Archive for September, 2008

Portland Pie Co.

Tuesday, September 30th, 2008

The Maine Switch has reviewed Portland Pie Company.

“Whether you’re a cheese-free vegetarian or a die-hard meat eater who loves piles of mozzarella, Portland Pie has a pizza perfectly suited to your tastes.”

Where the Jetsons Eat

Tuesday, September 30th, 2008

Portland Magazine has published their review of The Grill Room online.

“Set in the heart of the Old Port, the hot spot (a perfect coupling with a show at nearby Nickelodeon Cinema or Merrill Auditorium) features wood-grilled meats and fish–think F. Parker Reidy’s for the 21st century. “

Chef et al.

Tuesday, September 30th, 2008

Having enjoyed his first visit to Chef et al. for brunch, New2Maine.com decided to return for dinner and has written a review of the meal.

October Portland Magazine

Tuesday, September 30th, 2008

The October issue of Portland Magazine is now on newsstands. It has articles on the use of periwinkles by Maine chefs and on the popularity of Maine blueberries, as well as a review of The Grill Room. The review isn’t available yet online; I’ll link to it as soon as it is.

Hot Suppa! Profile

Tuesday, September 30th, 2008

KeepMECurrent.com‘s quarterly print publication Food, etc is now out. It includes an interview with the owner’s of Hot Suppa!. You can find a copy of the publication in the free newspaper racks at Hannaford.

This Week’s Events

Monday, September 29th, 2008

There will be a Tuscan wine dinner at Bar Lola on Tuesday. The next Piatto per Tutti cooking class is on Monday; the classses are taught by baker Stephen Lanzalotta. There are wine tastings at West End Grocery on Friday and at Leroux Kitchen on Saturday. Farmers’ Markets are taking place in Monument Square on Wednesday and at Deering Oaks Park on Saturday. Friday through Sunday Novare Res is holding an Oktoberfest. For more information on these and other upcoming food happenings in the area, visit the event calendar.

Lakes Brew Fest

Monday, September 29th, 2008

BeerBloggers.com has published a report on the weekend’s Lakes Region Brewers Festival

Jamaican

Monday, September 29th, 2008

There was an article on Jamaican cooking in last week’s Portland Phoenix

Parker’s

Sunday, September 28th, 2008

Parker’s received 1½ stars from this week’s Taste & Tell review in the Maine Sunday Telegram.

“Dishes dominated by starch, overcooked seafood and poor-quality ingredients spoil meals at Parker’s Restaurant.”

Arabica

Saturday, September 27th, 2008

Arabica reopened yesterday in their new space at 2 Free St.

Eating the Peninsula

Saturday, September 27th, 2008

Travels with Hilary has spent a few days eating her way around the Portland peninsula making stops at Eve’s, Mims Brasserie, The Grill Room, Hugo’s, Bresca, The Porthole, Artemisia, Black Tie, Micucci’s and Two Fat Cats before heading “back to reality.”

The Station

Saturday, September 27th, 2008

1:00 a.m.
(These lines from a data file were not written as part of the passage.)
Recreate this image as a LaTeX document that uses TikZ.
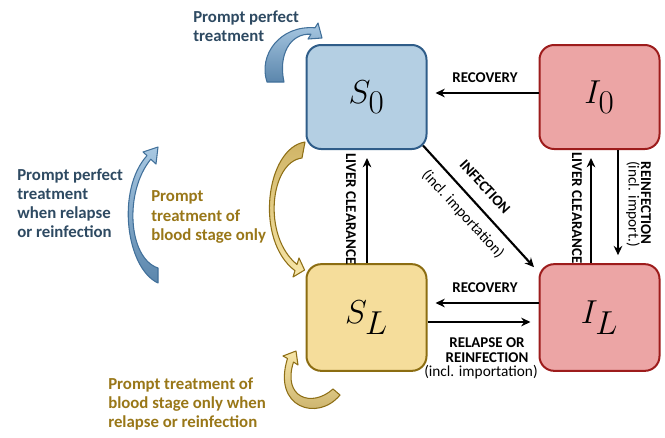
\documentclass[tikz,border=0pt]{standalone}
\usepackage{fontspec}
\setmainfont{Carlito}
\usetikzlibrary{arrows.meta,calc}
\definecolor{sfill}{HTML}{B4CFE3}
\definecolor{sdraw}{HTML}{2F5D89}
\definecolor{ifill}{HTML}{ECA5A5}
\definecolor{idraw}{HTML}{9D1C1C}
\definecolor{lfill}{HTML}{F5DD9B}
\definecolor{ldraw}{HTML}{8C6D12}
\definecolor{bluetext}{HTML}{2E4A62}
\definecolor{goldtext}{HTML}{997718}
\definecolor{bdraw}{HTML}{41709A}
\definecolor{bdark}{HTML}{5B86AC}
\definecolor{blight}{HTML}{A8C8E2}
\definecolor{gdraw}{HTML}{8E6F16}
\definecolor{gdark}{HTML}{C4AA62}
\definecolor{gmid}{HTML}{D0B466}
\definecolor{glight}{HTML}{F7E6A8}
\begin{document}
\begin{tikzpicture}[x=0.75pt,y=-0.75pt,
 box/.style={rounded corners=11pt, line width=1.5pt, minimum width=90pt, minimum height=78pt, inner sep=0pt},
 arr/.style={-{Stealth[length=7pt,width=6.5pt]}, line width=1.6pt, shorten >=6pt},
 lab/.style={font=\fontsize{11.2}{11.5}\selectfont\bfseries, inner sep=0pt, align=center},
 sub/.style={font=\fontsize{11.5}{11.5}\selectfont, inner sep=0pt, align=center},
 big/.style={font=\fontsize{35}{40}\selectfont},
 prompt/.style={font=\fontsize{12.6}{14.3}\selectfont\bfseries, align=left, anchor=west, inner sep=0pt},
 blockb/.style={draw=bdraw, line width=0.8pt, line join=round},
 blockg/.style={draw=gdraw, line width=0.8pt, line join=round}
]
\useasboundingbox (0,0) rectangle (665,437);

% compartments
\node[box, fill=sfill, draw=sdraw, big] (S0) at (366.5,97) {$S_0$};
\node[box, fill=ifill, draw=idraw, big] (I0) at (599.5,97) {$I_0$};
\node[box, fill=lfill, draw=ldraw, big, minimum height=80pt] (SL) at (366.5,317.5) {$S_L$};
\node[box, fill=ifill, draw=idraw, big, minimum height=80pt] (IL) at (599.5,317.5) {$I_L$};

% transitions
\draw[arr] (I0.west |- 0,93) -- (S0.east |- 0,93);
\node[lab] (rec1) at (485,78) {RECOVERY};
\draw[arr] (IL.west |- 0,303) -- (SL.east |- 0,303);
\node[lab] (rec2) at (485,288) {RECOVERY};
\draw[arr] (SL.east |- 0,322) -- (IL.west |- 0,322);
\node[lab] (rel) at (487,350) {RELAPSE OR\\REINFECTION};
\node[sub] (relb) at (481,372) {(incl. importation)};

\draw[arr] (SL.north -| 367,0) -- (S0.south -| 367,0);
\node[lab, rotate=-90] (lc1) at (351,209) {LIVER CLEARANCE};
\draw[arr] (IL.north -| 591,0) -- (I0.south -| 591,0);
\node[lab, rotate=-90] (lc2) at (577,208) {LIVER CLEARANCE};
\draw[arr] (I0.south -| 618,0) -- (IL.north -| 618,0);
\node[lab, rotate=-90] (reinf) at (646,203) {REINFECTION};
\node[sub, rotate=-90] (reinfb) at (633,204) {(incl. import.)};

\draw[arr, shorten >=0pt] ($(S0.south east)+(-4.4,-4.4)$) -- ($(IL.north west)+(-4.5,4)$);
\node[lab, rotate=-47.4] (inf) at (485,187) {INFECTION};
\node[sub, rotate=-47.4] (incl) at (463,214) {(incl. importation)};

% curved block arrows
\path[blockb, top color=blight, bottom color=bdark]
 (267,82) .. controls (258,55) and (280,25) .. (315,27.8) -- (318,23) -- (322,38) -- (308,39) -- (311,34.2)
 .. controls (290,33) and (278,55) .. (284,82) -- cycle;
\path[blockb, top color=blight, bottom color=bdark]
 (158,283) .. controls (126,268) and (116,190) .. (147,155.6) -- (143,152) -- (158,147) -- (156,164) -- (150.8,159.2)
 .. controls (124,192) and (128,258) .. (158,268) -- cycle;
\path[blockg, top color=gmid, bottom color=glight]
 (305,142) .. controls (266,148) and (254,240) .. (295,270.7) -- (293,277) -- (304.6,270) -- (299,258) -- (297,264.5)
 .. controls (262,236) and (270,162) .. (302,158) -- cycle;
\path[blockg, top color=glight, bottom color=gdark]
 (340,395) .. controls (318,422) and (272,408) .. (287.5,358.5) -- (283,356) -- (296,351) -- (298,365) -- (293.5,362)
 .. controls (282,398) and (312,408) .. (333,389) -- cycle;

% texts
\node[prompt, text=bluetext] (t1) at (193,26) {Prompt perfect\\treatment};
\node[prompt, text=bluetext] (t2) at (17,203) {Prompt perfect\\treatment\\when relapse\\or reinfection};
\node[prompt, text=goldtext] (t3) at (151,217) {Prompt\\treatment of\\blood stage only};
\node[prompt, text=goldtext] (t4) at (108,404) {Prompt treatment of\\blood stage only when\\relapse or reinfection};
\end{tikzpicture}
\end{document}
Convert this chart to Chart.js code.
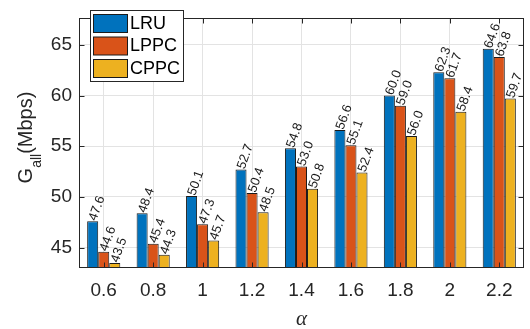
<!DOCTYPE html>
<html>
<head>
<meta charset="utf-8">
<script src="https://cdn.jsdelivr.net/npm/chart.js@4.4.1/dist/chart.umd.min.js"></script>
<style>
  html, body { margin: 0; padding: 0; background: #fff; }
  #my_chart { display: block; }
</style>
</head>
<body>
<canvas id="my_chart" width="530" height="329"></canvas>
<script>
var categories = ["0.6", "0.8", "1", "1.2", "1.4", "1.6", "1.8", "2", "2.2"];
var lruValues = [47.6, 48.4, 50.1, 52.7, 54.8, 56.6, 60.0, 62.3, 64.6];
var lppcValues = [44.6, 45.4, 47.3, 50.4, 53.0, 55.1, 59.0, 61.7, 63.8];
var cppcValues = [43.5, 44.3, 45.7, 48.5, 50.8, 52.4, 56.0, 58.4, 59.7];
var seriesNames = ["LRU", "LPPC", "CPPC"];
var yTicks = [45, 50, 55, 60, 65];

(function () {
    "use strict";
    var axisColor = "#262626";
    var colors = ["#0072BD", "#D95319", "#EDB120"];

    // box, inward tick marks, value labels, legend, axis titles
    var decorPlugin = {
        id: "decor",
        afterDatasetsDraw: function (chart) {
            var ctx = chart.ctx;
            var a = chart.chartArea;
            var l = Math.round(a.left) + 0.5, r = Math.round(a.right) - 0.5;
            var t = Math.round(a.top) + 0.5, b = Math.round(a.bottom) - 0.5;
            ctx.save();
            ctx.strokeStyle = axisColor;
            ctx.lineWidth = 1;
            ctx.strokeRect(l, t, r - l, b - t);

            var xs = chart.scales.x, ys = chart.scales.y;
            ctx.beginPath();
            categories.forEach(function (c, i) {
                var px = Math.round(xs.getPixelForValue(i)) + 0.5;
                ctx.moveTo(px, b); ctx.lineTo(px, b - 5);
                ctx.moveTo(px, t); ctx.lineTo(px, t + 5);
            });
            yTicks.forEach(function (v) {
                var py = Math.round(ys.getPixelForValue(v)) + 0.5;
                ctx.moveTo(l, py); ctx.lineTo(l + 5, py);
                ctx.moveTo(r, py); ctx.lineTo(r - 5, py);
            });
            ctx.stroke();

            // value labels
            ctx.fillStyle = "#1a1a1a";
            ctx.font = "13px 'Liberation Sans', Arial, sans-serif";
            ctx.textAlign = "left";
            ctx.textBaseline = "middle";
            chart.data.datasets.forEach(function (ds, di) {
                var meta = chart.getDatasetMeta(di);
                meta.data.forEach(function (bar, i) {
                    ctx.save();
                    ctx.translate(bar.x, bar.y - 1);
                    ctx.rotate(-70 * Math.PI / 180);
                    ctx.fillText(ds.data[i].toFixed(1), 0, 0);
                    ctx.restore();
                });
            });

            // legend
            ctx.fillStyle = "#fff";
            ctx.fillRect(90.5, 10.5, 93, 71);
            ctx.strokeStyle = axisColor;
            ctx.strokeRect(90.5, 10.5, 93, 71);
            ctx.font = "18px 'Liberation Sans', Arial, sans-serif";
            ctx.textBaseline = "middle";
            chart.data.datasets.forEach(function (ds, di) {
                var y = 14 + di * 22.5;
                ctx.fillStyle = ds.backgroundColor;
                ctx.fillRect(93.5, y + 0.5, 34, 18);
                ctx.strokeStyle = "#1a1a1a";
                ctx.strokeRect(93.5, y + 0.5, 34, 18);
                ctx.fillStyle = "#000";
                ctx.fillText(ds.label, 130, y + 10);
            });

            // y title with subscript
            ctx.save();
            ctx.translate(32, 137.5);
            ctx.rotate(-Math.PI / 2);
            ctx.fillStyle = axisColor;
            ctx.textBaseline = "alphabetic";
            var big = "20px 'Liberation Sans', Arial, sans-serif";
            var small = "14px 'Liberation Sans', Arial, sans-serif";
            ctx.font = big;
            var w1 = ctx.measureText("G").width;
            var w3 = ctx.measureText("(Mbps)").width;
            ctx.font = small;
            var w2 = ctx.measureText("all").width;
            var x0 = -(w1 + w2 + w3) / 2;
            ctx.font = big;
            ctx.fillText("G", x0, 0);
            ctx.font = small;
            ctx.fillText("all", x0 + w1, 9);
            ctx.font = big;
            ctx.fillText("(Mbps)", x0 + w1 + w2, 0);
            ctx.restore();

            // x title
            ctx.font = "italic 21px 'Liberation Serif', 'Times New Roman', serif";
            ctx.textAlign = "center";
            ctx.textBaseline = "alphabetic";
            ctx.fillStyle = axisColor;
            ctx.fillText("\u03b1", (a.left + a.right) / 2, 325);
            ctx.restore();
        }
    };

    var data = {
        labels: categories,
        datasets: [
            { label: seriesNames[0], data: lruValues, backgroundColor: colors[0] },
            { label: seriesNames[1], data: lppcValues, backgroundColor: colors[1] },
            { label: seriesNames[2], data: cppcValues, backgroundColor: colors[2] },
        ].map(function (ds) {
            ds.borderColor = "#1a1a1a";
            ds.borderWidth = 1;
            ds.barPercentage = 1.0;
            ds.categoryPercentage = 0.67;
            return ds;
        }),
    };

    var tickFont = { family: "'Liberation Sans', Arial, sans-serif", size: 19 };

    var options = {
        responsive: false,
        animation: false,
        layout: { padding: { top: 4, right: 6, left: 0, bottom: 0 } },
        plugins: {
            legend: { display: false },
            tooltip: { enabled: false },
        },
        scales: {
            x: {
                offset: true,
                grid: { offset: false, color: "#e3e3e3", drawTicks: false },
                border: { display: false },
                ticks: { color: axisColor, font: tickFont, padding: 11, maxRotation: 0 },
                afterFit: function (s) { s.height = 61; },
            },
            y: {
                min: 43,
                max: 67.6,
                grid: { color: "#e3e3e3", drawTicks: false },
                border: { display: false },
                ticks: { color: axisColor, font: tickFont, padding: 7 },
                afterBuildTicks: function (s) {
                    s.ticks = yTicks.map(function (v) { return { value: v }; });
                },
                afterFit: function (s) { s.width = 79; },
            },
        },
    };

    var ctx = document.getElementById("my_chart").getContext("2d");
    var myChart = new Chart(ctx, {
        type: "bar",
        data: data,
        options: options,
        plugins: [decorPlugin],
    });
})();
</script>
</body>
</html>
Curfew has reviewd The Station.

“The Station is located in the sketchy shopping plaza on St. John St. From the outside it looks like you might get knived, but have no fear – this bar has been around for near 20 years and isn’t scary in the least.”

Blue Ribbon Apple Pie

Friday, September 26th, 2008

Chow Maine‘s Nancy English was one of the judges at the Cumberland Fair’s apple pie contest. She’s posted her insights on the winning pies and thoughts on what makes great apple pie so challenging to make.

15,000 Oysters

Friday, September 26th, 2008

Portlanders looking at options for a weekend foodie road trip might want to consider the Pemaquid Oyster Festival this Sunday. The Maine Mouth reports that “15,000 oysters that will be shucked and served fresh on the half shell, broiled, stewed, and baked as Oysters Rockefeller” at the festival.

Trip to Back Bay Grill

Thursday, September 25th, 2008

Travels with Hilary has written a review of Back Bay Grill.

“With all the hype about Portland’s foodie-fave restaurants, you know—555, Evangeline, Hugo’s, Fore Street, Cinque Terre, Bresca—sometimes out-of-sight/out-of-mind Back Bay Grill gets overlooked. It shouldn’t.”